Monday, January 30, 2023

O1C: Two Centuries; Two Women Composers

Last night cellist Stephen Harrison returned to Old First Church to present the Ives Collective in the final Old First Concerts (O1C) program of the month of January. His co-manager, violinist Susan Freier, was unable to attend due to injury. She was replaced by Robin Sharp, performing with violinist Kay Stern, violist Clio Tilton, and, during the second half of the program, pianist Elizabeth Schumann.

1842 portrait of Fanny Mendelssohn Hensel (by Moritz Daniel Oppenheim, from Wikimedia Commons, public domain)

The program was structured around women composers from the nineteenth and twentieth centuries.

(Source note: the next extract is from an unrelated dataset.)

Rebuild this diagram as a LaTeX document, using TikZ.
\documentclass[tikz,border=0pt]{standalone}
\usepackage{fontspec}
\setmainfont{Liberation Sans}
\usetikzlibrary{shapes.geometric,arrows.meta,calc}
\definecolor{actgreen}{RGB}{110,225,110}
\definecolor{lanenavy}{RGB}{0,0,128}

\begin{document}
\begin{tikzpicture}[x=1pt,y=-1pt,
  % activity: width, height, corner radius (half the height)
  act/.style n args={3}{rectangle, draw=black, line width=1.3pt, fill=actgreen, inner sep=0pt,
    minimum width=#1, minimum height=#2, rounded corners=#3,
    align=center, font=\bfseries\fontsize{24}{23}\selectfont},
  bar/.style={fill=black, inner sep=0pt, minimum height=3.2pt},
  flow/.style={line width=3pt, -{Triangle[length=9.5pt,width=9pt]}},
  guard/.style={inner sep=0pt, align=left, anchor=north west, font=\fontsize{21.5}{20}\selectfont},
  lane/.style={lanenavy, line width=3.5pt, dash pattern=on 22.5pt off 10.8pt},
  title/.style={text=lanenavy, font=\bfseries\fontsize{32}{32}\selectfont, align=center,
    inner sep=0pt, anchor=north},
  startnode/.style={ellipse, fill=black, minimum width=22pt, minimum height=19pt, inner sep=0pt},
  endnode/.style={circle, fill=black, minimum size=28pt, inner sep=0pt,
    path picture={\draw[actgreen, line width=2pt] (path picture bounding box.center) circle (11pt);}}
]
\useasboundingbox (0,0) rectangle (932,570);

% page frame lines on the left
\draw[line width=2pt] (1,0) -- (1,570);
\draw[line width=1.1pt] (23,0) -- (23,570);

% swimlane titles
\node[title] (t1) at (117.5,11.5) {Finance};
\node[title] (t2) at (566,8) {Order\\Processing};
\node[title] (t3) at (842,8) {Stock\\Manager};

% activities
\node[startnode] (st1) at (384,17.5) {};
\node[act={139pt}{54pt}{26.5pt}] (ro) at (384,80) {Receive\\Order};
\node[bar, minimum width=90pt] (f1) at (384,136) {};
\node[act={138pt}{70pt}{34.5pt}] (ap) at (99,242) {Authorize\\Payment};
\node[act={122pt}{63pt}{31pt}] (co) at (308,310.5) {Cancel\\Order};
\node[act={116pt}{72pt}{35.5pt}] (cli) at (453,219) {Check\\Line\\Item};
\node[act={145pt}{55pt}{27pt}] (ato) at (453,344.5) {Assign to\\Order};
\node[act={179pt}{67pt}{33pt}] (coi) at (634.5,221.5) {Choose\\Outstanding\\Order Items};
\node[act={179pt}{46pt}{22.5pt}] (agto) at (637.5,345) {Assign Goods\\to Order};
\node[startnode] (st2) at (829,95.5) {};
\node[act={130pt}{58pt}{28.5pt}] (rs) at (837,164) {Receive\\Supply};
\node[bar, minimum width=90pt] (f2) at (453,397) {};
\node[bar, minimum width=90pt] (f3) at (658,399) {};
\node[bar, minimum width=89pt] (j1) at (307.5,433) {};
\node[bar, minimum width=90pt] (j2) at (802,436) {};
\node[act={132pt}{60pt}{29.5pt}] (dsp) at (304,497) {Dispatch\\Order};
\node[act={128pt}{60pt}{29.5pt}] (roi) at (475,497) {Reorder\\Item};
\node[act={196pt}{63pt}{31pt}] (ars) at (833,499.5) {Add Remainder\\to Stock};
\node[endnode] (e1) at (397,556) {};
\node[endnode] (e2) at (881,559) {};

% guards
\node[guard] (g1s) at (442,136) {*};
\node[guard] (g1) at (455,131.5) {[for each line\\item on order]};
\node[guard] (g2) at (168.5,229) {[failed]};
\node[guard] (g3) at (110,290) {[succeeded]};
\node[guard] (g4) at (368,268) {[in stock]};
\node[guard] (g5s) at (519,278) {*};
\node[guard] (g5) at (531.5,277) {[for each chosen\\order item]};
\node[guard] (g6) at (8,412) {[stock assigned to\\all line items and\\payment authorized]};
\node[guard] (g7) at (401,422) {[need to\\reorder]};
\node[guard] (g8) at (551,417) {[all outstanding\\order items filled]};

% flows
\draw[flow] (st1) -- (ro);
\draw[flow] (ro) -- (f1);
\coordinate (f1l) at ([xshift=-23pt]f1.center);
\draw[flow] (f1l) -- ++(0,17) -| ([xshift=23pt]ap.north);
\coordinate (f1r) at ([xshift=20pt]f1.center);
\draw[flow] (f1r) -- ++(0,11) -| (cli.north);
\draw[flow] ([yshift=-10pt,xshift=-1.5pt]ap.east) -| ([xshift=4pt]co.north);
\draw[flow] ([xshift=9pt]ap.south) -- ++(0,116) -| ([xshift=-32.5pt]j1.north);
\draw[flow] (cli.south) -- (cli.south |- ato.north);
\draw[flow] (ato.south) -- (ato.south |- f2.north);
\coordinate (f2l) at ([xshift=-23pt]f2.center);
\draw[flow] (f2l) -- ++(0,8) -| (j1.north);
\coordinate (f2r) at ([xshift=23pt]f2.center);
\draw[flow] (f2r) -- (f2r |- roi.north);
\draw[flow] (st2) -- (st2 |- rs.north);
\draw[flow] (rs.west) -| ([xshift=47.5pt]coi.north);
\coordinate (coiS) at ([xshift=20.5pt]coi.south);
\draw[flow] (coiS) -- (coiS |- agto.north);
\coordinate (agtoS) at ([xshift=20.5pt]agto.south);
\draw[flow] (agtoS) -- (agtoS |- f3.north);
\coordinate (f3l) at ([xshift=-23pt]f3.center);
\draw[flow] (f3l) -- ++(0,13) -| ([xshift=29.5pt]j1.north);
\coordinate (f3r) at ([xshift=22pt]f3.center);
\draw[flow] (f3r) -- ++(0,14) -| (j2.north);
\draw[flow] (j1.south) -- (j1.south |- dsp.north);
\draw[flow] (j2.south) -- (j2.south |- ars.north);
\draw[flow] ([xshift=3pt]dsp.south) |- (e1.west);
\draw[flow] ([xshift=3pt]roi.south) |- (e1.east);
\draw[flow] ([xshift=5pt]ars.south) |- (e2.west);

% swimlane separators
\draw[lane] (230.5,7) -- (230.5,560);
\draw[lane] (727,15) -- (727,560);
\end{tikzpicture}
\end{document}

The first half was dedicated to Fanny Mendelssohn with a performance of her only string quartet, written in the key of E-flat major and composed a few years after her marriage to Wilhelm Hensel in 1829. As I recently observed, I have been aware of that quartet since January of 2013, which is when Quatuor ébène released their Felix and Fanny CD; and I rather regret that I have not had more opportunities to listen to the piece. When I first wrote about it for Examiner.com, I tried to make the case that Fanny was more imaginative than her brother Felix in both melodic structure and harmonic progressions; and the freshness of my listening experience in 2013 quickly came back to me last night. Nevertheless, Felix was given the “last word” on the first half of the program with one of his last works, the Adagio (third) movement from his Opus 80 quartet in F minor, which seems to have reflected his awareness that he would not live much longer.

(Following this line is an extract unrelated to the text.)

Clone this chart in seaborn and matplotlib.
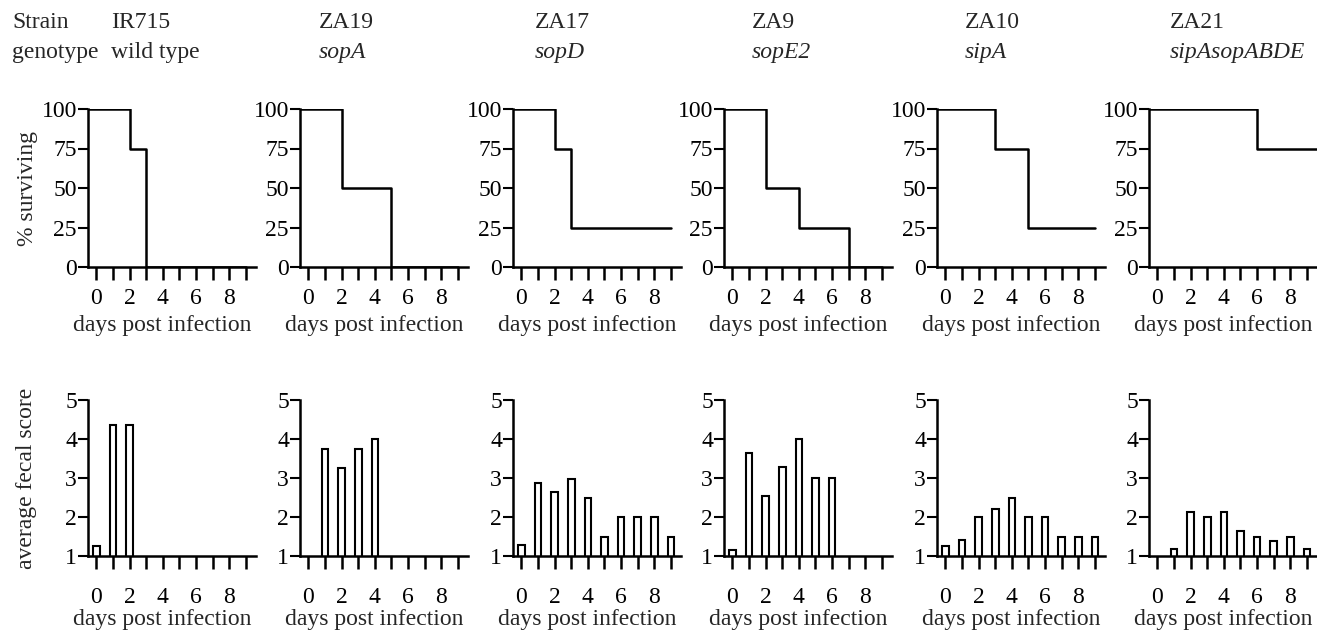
import numpy as np
import pandas as pd
import matplotlib
matplotlib.use("Agg")
import matplotlib.pyplot as plt
import seaborn as sns

# ---------------- data ----------------
days = list(range(10))
tick_labels = ["0", "", "2", "", "4", "", "6", "", "8", ""]

strains = ["IR715", "ZA19", "ZA17", "ZA9", "ZA10", "ZA21"]
genotypes = ["wild type", "sopA", "sopD", "sopE2", "sipA", "sipAsopABDE"]
genotype_italic = [False, True, True, True, True, True]

# survival: day of each change and % surviving from that day on
surv_days_IR715 = [0, 2, 3]
surv_pct_IR715 = [100, 75, 0]
surv_days_ZA19 = [0, 2, 5]
surv_pct_ZA19 = [100, 50, 0]
surv_days_ZA17 = [0, 2, 3]
surv_pct_ZA17 = [100, 75, 25]
surv_days_ZA9 = [0, 2, 4, 7]
surv_pct_ZA9 = [100, 50, 25, 0]
surv_days_ZA10 = [0, 3, 5]
surv_pct_ZA10 = [100, 75, 25]
surv_days_ZA21 = [0, 6]
surv_pct_ZA21 = [100, 75]
surv_last_day = [9, 9, 9, 9, 9, 9.6]

nan = np.nan
fecal_IR715 = [1.25, 4.35, 4.35, nan, nan, nan, nan, nan, nan, nan]
fecal_ZA19 = [nan, 3.75, 3.25, 3.75, 4.0, nan, nan, nan, nan, nan]
fecal_ZA17 = [1.28, 2.86, 2.65, 2.97, 2.48, 1.48, 2.0, 2.0, 2.0, 1.5]
fecal_ZA9 = [1.15, 3.63, 2.53, 3.27, 4.0, 3.0, 3.0, nan, nan, nan]
fecal_ZA10 = [1.26, 1.4, 2.0, 2.2, 2.5, 2.0, 2.0, 1.5, 1.5, 1.5]
fecal_ZA21 = [nan, 1.17, 2.13, 2.0, 2.14, 1.65, 1.5, 1.38, 1.5, 1.17]

surv_days_all = [surv_days_IR715, surv_days_ZA19, surv_days_ZA17,
                 surv_days_ZA9, surv_days_ZA10, surv_days_ZA21]
surv_pct_all = [surv_pct_IR715, surv_pct_ZA19, surv_pct_ZA17,
                surv_pct_ZA9, surv_pct_ZA10, surv_pct_ZA21]
fecal_all = [fecal_IR715, fecal_ZA19, fecal_ZA17, fecal_ZA9, fecal_ZA10, fecal_ZA21]

surv_ticks = [0, 25, 50, 75, 100]
fecal_ticks = [1, 2, 3, 4, 5]

# ---------------- style ----------------
sns.set_theme(style="ticks")
plt.rcParams["font.family"] = ["Liberation Serif", "DejaVu Serif"]
FS = 17
plt.rcParams["font.size"] = FS

W, H = 1317, 633
fig = plt.figure(figsize=(W / 100, H / 100), dpi=100)

lefts_px = [88, 300, 513, 724, 937, 1149]
ax_w_px = 168
top_row = (109, 267)     # pixel y of top and bottom of axes
bot_row = (400, 556)
header_x_px = [111, 319, 535, 752, 965, 1170]

XLIM = (-0.5, 9.6)
LW = 1.8
XLAB_X = 0.5 - 10 / ax_w_px


def style_axis(ax, xpad, ylabelpad=1):
    sns.despine(ax=ax)
    for s in ["left", "bottom"]:
        ax.spines[s].set_linewidth(LW)
        ax.spines[s].set_color("black")
    ax.set_xlim(*XLIM)
    ax.set_xticks(days)
    ax.set_xticklabels(tick_labels, fontsize=FS)
    ax.tick_params(axis="x", direction="out", length=9, width=1.8,
                   color="black", pad=xpad, labelcolor="black")
    ax.tick_params(axis="y", direction="out", length=7, width=1.5,
                   color="black", pad=ylabelpad, labelsize=FS, labelcolor="black")
    ax.set_facecolor("white")
    ax.grid(False)


for i, strain in enumerate(strains):
    left = lefts_px[i] / W
    width = ax_w_px / W

    # ---- survival ----
    ax = fig.add_axes([left, 1 - top_row[1] / H, width,
                       (top_row[1] - top_row[0]) / H])
    style_axis(ax, xpad=6)
    ax.set_ylim(0, 100)
    ax.set_yticks(surv_ticks)
    x0 = XLIM[0]
    xs = [x0] + surv_days_all[i][1:] + [surv_last_day[i]]
    ys = [surv_pct_all[i][0]] + surv_pct_all[i][1:] + [surv_pct_all[i][-1]]
    sdf = pd.DataFrame({"day": xs, "pct": ys})
    sns.lineplot(data=sdf, x="day", y="pct", drawstyle="steps-post",
                 color="black", linewidth=LW, ax=ax, sort=False)
    ax.set_xlim(*XLIM)
    ax.set_ylim(0, 100)
    ax.set_xlabel("days post infection", fontsize=FS, va="center")
    ax.xaxis.set_label_coords(XLAB_X, (top_row[1] - 326) / (top_row[1] - top_row[0]))
    if i == 0:
        ax.set_ylabel("% surviving", fontsize=FS, va="center")
        ax.yaxis.set_label_coords((27 - lefts_px[0]) / ax_w_px, 0.5)
    else:
        ax.set_ylabel("")

    # ---- fecal score ----
    ax2 = fig.add_axes([left, 1 - bot_row[1] / H, width,
                        (bot_row[1] - bot_row[0]) / H])
    fdf = pd.DataFrame({"day": days, "score": fecal_all[i]}).dropna()
    sns.barplot(data=fdf, x="day", y="score", order=days, color="white",
                saturation=1, edgecolor="black", linewidth=1.5, width=0.4,
                errorbar=None, ax=ax2)
    style_axis(ax2, xpad=13)
    ax2.set_ylim(1, 5)
    ax2.set_yticks(fecal_ticks)
    ax2.set_yticklabels([str(t) for t in fecal_ticks])
    ax2.set_xlabel("days post infection", fontsize=FS, va="center")
    ax2.xaxis.set_label_coords(XLAB_X, (bot_row[1] - 620) / (bot_row[1] - bot_row[0]))
    if i == 0:
        ax2.set_ylabel("average fecal score", fontsize=FS, va="center")
        ax2.yaxis.set_label_coords((27 - lefts_px[0]) / ax_w_px, 0.5)
    else:
        ax2.set_ylabel("")

    # ---- headers ----
    fig.text(header_x_px[i] / W, 1 - 28 / H, strain, fontsize=FS,
             ha="left", va="baseline")
    fig.text(header_x_px[i] / W, 1 - 58 / H, genotypes[i], fontsize=FS,
             ha="left", va="baseline",
             style="italic" if genotype_italic[i] else "normal")

fig.text(12 / W, 1 - 28 / H, "Strain", fontsize=FS, ha="left", va="baseline")
fig.text(12 / W, 1 - 58 / H, "genotype", fontsize=FS, ha="left", va="baseline")

fig.savefig("out.png", dpi=100, facecolor="white")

The second half of the program was devoted entirely to Florence Price’s A minor piano quintet. This may have been more familiar listeners, particularly those following the Catalyst Quartet of violinists Karla Donehew Perez and Abi Fayette, violist Paul Laraia, and cellist Karlos Rodriguez. They performed this quintet with pianist Michelle Cann last April during their final Uncovered series recital for San Francisco Performances, named after the series of albums they have been producing for Azica Records.

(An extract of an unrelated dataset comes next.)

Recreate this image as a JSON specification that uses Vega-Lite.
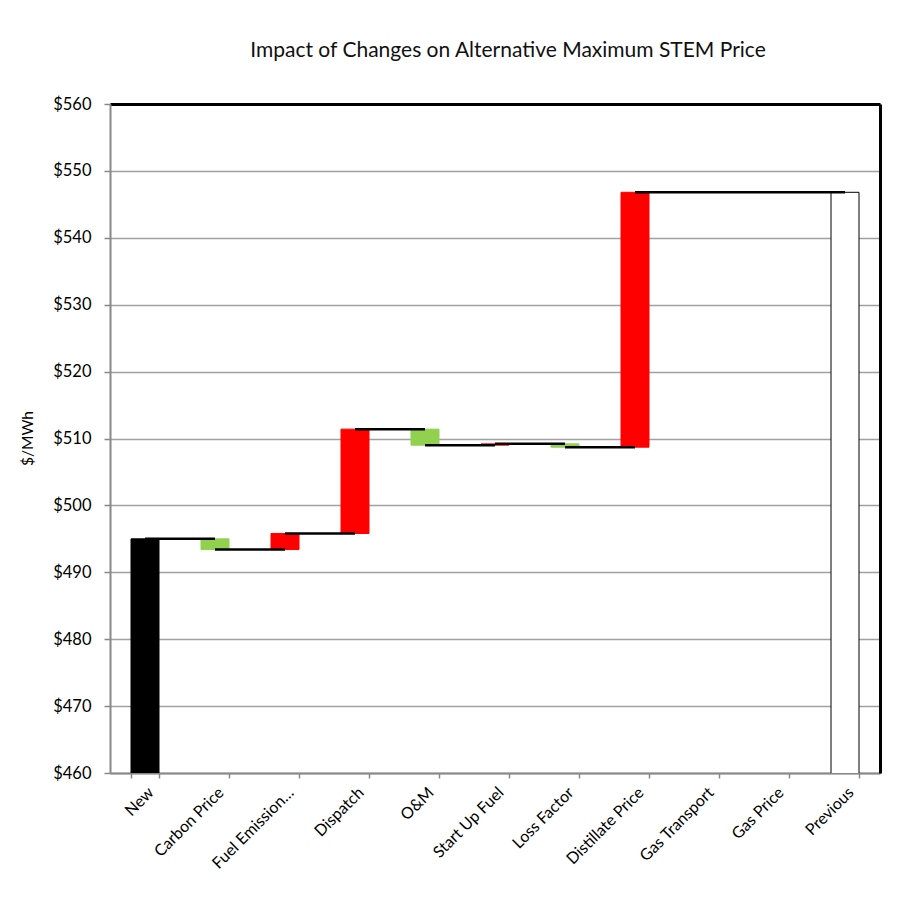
{
  "$schema": "https://vega.github.io/schema/vega-lite/v6.json",
  "autosize": "none",
  "width": 770,
  "height": 669,
  "padding": {"left": 110, "top": 104, "right": 17, "bottom": 124},
  "background": "white",
  "title": {
    "text": "Impact of Changes on Alternative Maximum STEM Price",
    "font": "Lato",
    "fontSize": 21,
    "fontWeight": "normal",
    "color": "#111111",
    "anchor": "middle",
    "frame": "group",
    "dx": 13,
    "baseline": "alphabetic",
    "offset": 18
  },
  "config": {
    "view": {"stroke": null},
    "font": "Lato"
  },
  "data": {
    "values": [
      {"cat": "New", "start": 0, "end": 495.0, "kind": "base", "next": "Carbon Price"},
      {"cat": "Carbon Price", "start": 495.0, "end": 493.4, "kind": "down", "next": "Fuel Emission…"},
      {"cat": "Fuel Emission…", "start": 493.4, "end": 495.8, "kind": "up", "next": "Dispatch"},
      {"cat": "Dispatch", "start": 495.8, "end": 511.4, "kind": "up", "next": "O&M"},
      {"cat": "O&M", "start": 511.4, "end": 509.0, "kind": "down", "next": "Start Up Fuel"},
      {"cat": "Start Up Fuel", "start": 509.0, "end": 509.2, "kind": "up", "next": "Loss Factor"},
      {"cat": "Loss Factor", "start": 509.2, "end": 508.7, "kind": "down", "next": "Distillate Price"},
      {"cat": "Distillate Price", "start": 508.7, "end": 546.8, "kind": "up", "next": "Gas Transport"},
      {"cat": "Gas Transport", "start": 546.8, "end": 546.8, "kind": "up", "next": "Gas Price"},
      {"cat": "Gas Price", "start": 546.8, "end": 546.8, "kind": "up", "next": "Previous"},
      {"cat": "Previous", "start": 0, "end": 546.8, "kind": "total", "next": null}
    ]
  },
  "resolve": {"axis": {"x": "independent", "y": "independent"}},
  "layer": [
    {
      "mark": {"type": "bar", "clip": true, "strokeWidth": 1},
      "encoding": {
        "x": {
          "field": "cat",
          "type": "nominal",
          "sort": null,
          "scale": {"paddingInner": 0.6, "paddingOuter": 0.3},
          "axis": {
            "title": null,
            "labelAngle": -45,
            "labelFontSize": 16,
            "labelColor": "black",
            "labelPadding": 6,
            "tickBand": "extent",
            "tickSize": 5,
            "tickColor": "#888888",
            "tickWidth": 1.5,
            "domainColor": "#888888",
            "domainWidth": 2,
            "grid": false
          }
        },
        "y": {
          "field": "end",
          "type": "quantitative",
          "scale": {"domain": [460, 560], "zero": false, "nice": false},
          "axis": {
            "title": "$/MWh",
            "titleFont": "Lato",
            "titleFontSize": 15.5,
            "titleFontWeight": "normal",
            "titleColor": "black",
            "titleX": -75,
            "titleY": 334,
            "values": [460, 470, 480, 490, 500, 510, 520, 530, 540, 550, 560],
            "labelExpr": "'$' + datum.value",
            "labelFontSize": 16.5,
            "labelColor": "black",
            "labelPadding": 13,
            "tickSize": 6,
            "tickColor": "#888888",
            "tickWidth": 1.5,
            "domainColor": "#888888",
            "domainWidth": 2,
            "gridColor": "#a0a0a0",
            "gridWidth": 1.5,
            "gridOpacity": 1
          }
        },
        "y2": {"field": "start"},
        "fill": {
          "field": "kind",
          "type": "nominal",
          "scale": {"domain": ["base", "down", "up", "total"], "range": ["#000000", "#92D050", "#FF0000", "#FFFFFF"]},
          "legend": null
        },
        "stroke": {
          "field": "kind",
          "type": "nominal",
          "scale": {"domain": ["base", "down", "up", "total"], "range": ["#000000", "#92D050", "#FF0000", "#000000"]},
          "legend": null
        }
      }
    },
    {
      "transform": [{"filter": "datum.next != null"}],
      "mark": {"type": "rule", "color": "black", "strokeWidth": 2.5},
      "encoding": {
        "x": {
          "field": "cat",
          "type": "nominal",
          "sort": null,
          "axis": {
            "orient": "top",
            "title": null,
            "labels": false,
            "ticks": false,
            "grid": false,
            "domainColor": "black",
            "domainWidth": 3
          }
        },
        "x2": {"field": "next"},
        "y": {
          "field": "end",
          "type": "quantitative",
          "axis": {
            "orient": "right",
            "title": null,
            "labels": false,
            "ticks": false,
            "grid": false,
            "domainColor": "black",
            "domainWidth": 3
          }
        }
      }
    }
  ]
}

Listening to the music again I was once again reminded that Price was probably influenced by her encounters with the music of Antonín Dvořák. However, she very much had her own way in dealing with four-movement structures. Many of her compositions substitute a Juba for the Scherzo movement, and this quintet is one of them. However, she seems to have then felt that the Scherzo was getting neglected; so her final movement was a Scherzo, rather than a more “classical” form.

Truth be told (as they say), I was more interested in refreshing my knowledge of Price’s quintet than in the opening selections. The quintet was one of those pieces that was only discovered in 2009, one of a chestful of manuscripts. This was a major find in mapping out Price’s repertoire as a composer, and I expect that the map is still being drawn. However, while the music historians are hard at work, we can still enjoy the efforts of those trying to bring all that previously-unknown music into performance venues. The Ives Collective definitely deserves credit for contributing to those efforts.